A review by jonfaith
The Words: The Autobiography of Jean-Paul Sartre by Jean-Paul Sartre

5.0

Faith, even when profound, is never entire.

There is considerable audacity in a project of this nature. The famed philosopher/playwright/novelist creates a memoir fifty plus years into the past, a poking about in a small child's mind. I hazard to say there's a some fancy in these pages. Much as Sartre notes throughout most of his childhood he was acting, I assume the great thinker feels compelled to craft something of stature to merit his adult achievement. I will be honest: I don't remember much of my early life. One or two images of leaving Michigan ages 3-4. There are a few flutters after that. My adoptive mother telling everyone I was reading at age two. Was I? I have always had books and much like Sartre I feel indebted. Also, just like the author I had flowing curly locks, a surprise I guess after being bald for 14 months. The stories bifurcate there as Sartre benefited from his grandfather's library and I read comics and books from the local public library. Both of us constructed constant narratives where we were the heroes. He was encouraged to write. I was given a typewriter and I filled notebooks in junior high when I should have been learning geometry.
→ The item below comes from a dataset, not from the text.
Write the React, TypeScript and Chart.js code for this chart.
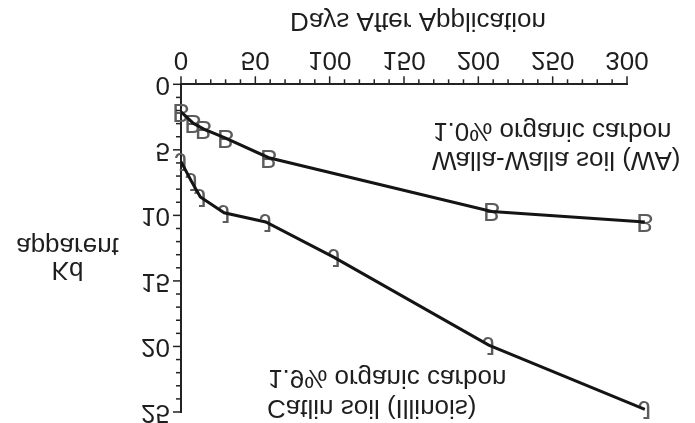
import React, { useEffect, useRef } from "react";
import { Chart, registerables } from "chart.js";

Chart.register(...registerables);

// Walla-Walla soil (WA), 1.0% organic carbon
const wallaDays = [0, 8, 15, 30, 59, 209, 312];
const wallaKd = [2.1, 2.95, 3.4, 4.1, 5.6, 9.7, 10.5];
// Catlin soil (Illinois), 1.9% organic carbon
const catlinDays = [0, 7, 13, 29, 57, 103, 207, 312];
const catlinKd = [5.9, 7.4, 8.6, 9.8, 10.5, 13.2, 19.9, 24.8];

const seriesMarkers = ["B", "J"];
const xTickStep = 50;
const xMinorStep = 10;
const yTickStep = 5;
const yMinorStep = 1;

const FONT = "'Liberation Sans', Arial, Helvetica, sans-serif";

const textPlugin = {
  id: "flippedText",
  beforeDatasetsDraw(chart: any) {
    const ctx = chart.ctx;
    ctx.save();
    ctx.font = `26px ${FONT}`;
    ctx.fillStyle = "#5c5c5c";
    ctx.textAlign = "center";
    ctx.textBaseline = "middle";
    chart.data.datasets.forEach((_ds: any, i: number) => {
      const meta = chart.getDatasetMeta(i);
      meta.data.forEach((pt: any) => ctx.fillText(seriesMarkers[i], pt.x, pt.y + 1));
    });
    ctx.restore();
  },
  afterDraw(chart: any) {
    const ctx = chart.ctx;
    const xs = chart.scales.x;
    const ys = chart.scales.y;
    const area = chart.chartArea;
    ctx.save();
    ctx.strokeStyle = "#222";
    ctx.lineWidth = 1.5;
    // x ticks
    for (let v = xs.min; v <= xs.max + 1e-9; v += xMinorStep) {
      const px = xs.getPixelForValue(v);
      const major = Math.abs(v % xTickStep) < 1e-9;
      ctx.beginPath();
      ctx.moveTo(px, area.bottom);
      ctx.lineTo(px, area.bottom + (major ? 8 : 5));
      ctx.stroke();
    }
    // y ticks
    for (let v = ys.min; v <= ys.max + 1e-9; v += yMinorStep) {
      const py = ys.getPixelForValue(v);
      const major = Math.abs(v % yTickStep) < 1e-9;
      ctx.beginPath();
      ctx.moveTo(area.left, py);
      ctx.lineTo(area.left - (major ? 8 : 5), py);
      ctx.stroke();
    }
    ctx.fillStyle = "#1e1e1e";
    ctx.font = `26px ${FONT}`;
    ctx.textBaseline = "alphabetic";
    ctx.textAlign = "center";
    ctx.fillText("Days After Application", 418, 410);
    ctx.fillText("Kd", 67.5, 161);
    ctx.fillText("apparent", 67.5, 185);
    ctx.textAlign = "left";
    ctx.fillText("Catlin soil (Illinois)", 267, 23);
    ctx.fillText("1.9% organic carbon", 268, 53);
    ctx.fillText("Walla-Walla soil (WA)", 432, 271);
    ctx.fillText("1.0% organic carbon", 433, 300);
    ctx.restore();
  },
};

export default function App() {
  const ref = useRef<HTMLCanvasElement | null>(null);
  useEffect(() => {
    document.body.style.margin = "0";
    if (!ref.current) return;
    const chart = new Chart(ref.current, {
      type: "line",
      data: {
        datasets: [
          {
            label: "Walla-Walla soil (WA)",
            data: wallaDays.map((d, i) => ({ x: d, y: wallaKd[i] })),
            borderColor: "#141414",
            borderWidth: 3,
            pointRadius: 0,
            tension: 0,
            clip: false as any,
          },
          {
            label: "Catlin soil (Illinois)",
            data: catlinDays.map((d, i) => ({ x: d, y: catlinKd[i] })),
            borderColor: "#141414",
            borderWidth: 3,
            pointRadius: 0,
            tension: 0,
            clip: false as any,
          },
        ],
      },
      options: {
        animation: false,
        responsive: false,
        layout: { padding: { top: 11, right: 68, left: 0, bottom: 0 } },
        plugins: { legend: { display: false }, tooltip: { enabled: false } },
        scales: {
          x: {
            type: "linear",
            min: 0,
            max: 300,
            grid: { display: false, drawTicks: false },
            border: { display: true, color: "#222", width: 2 },
            ticks: {
              stepSize: xTickStep,
              padding: 10,
              color: "#1e1e1e",
              font: { family: FONT, size: 26 },
              maxRotation: 0,
            },
            afterFit: (s: any) => {
              s.height = 84.3;
              s.paddingLeft = 0;
              s.paddingRight = 0;
            },
          },
          y: {
            type: "linear",
            min: 0,
            max: 25,
            grid: { display: false, drawTicks: false },
            border: { display: true, color: "#222", width: 2 },
            ticks: {
              stepSize: yTickStep,
              padding: 11,
              color: "#1e1e1e",
              font: { family: FONT, size: 26 },
            },
            afterFit: (s: any) => {
              s.width = 181;
              s.paddingTop = 0;
              s.paddingBottom = 0;
            },
          },
        },
      },
      plugins: [textPlugin],
    });
    return () => chart.destroy();
  }, []);
  return (
    <div style={{ width: 695, height: 423, background: "#fff" }}>
      <canvas
        ref={ref}
        width={695}
        height={423}
        style={{ display: "block", transform: "scaleY(-1)" }}
      />
    </div>
  );
}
The second section Writing isn't as magical as the first Reading. He broaches his burgeoning narrative structures, slowly evolving in a stumbling gait --and how everything was ultimately enriched by attending school. That period of his life so deserved a further extensive treatment, if only his adolescent friendship with Paul Nizan. Outside of his widowed mother and tacit grandmother, women do not feature large in this vision. His partial blindness, his diminutive stature, his less than ideal looks all reflect upon this but without explicit comment.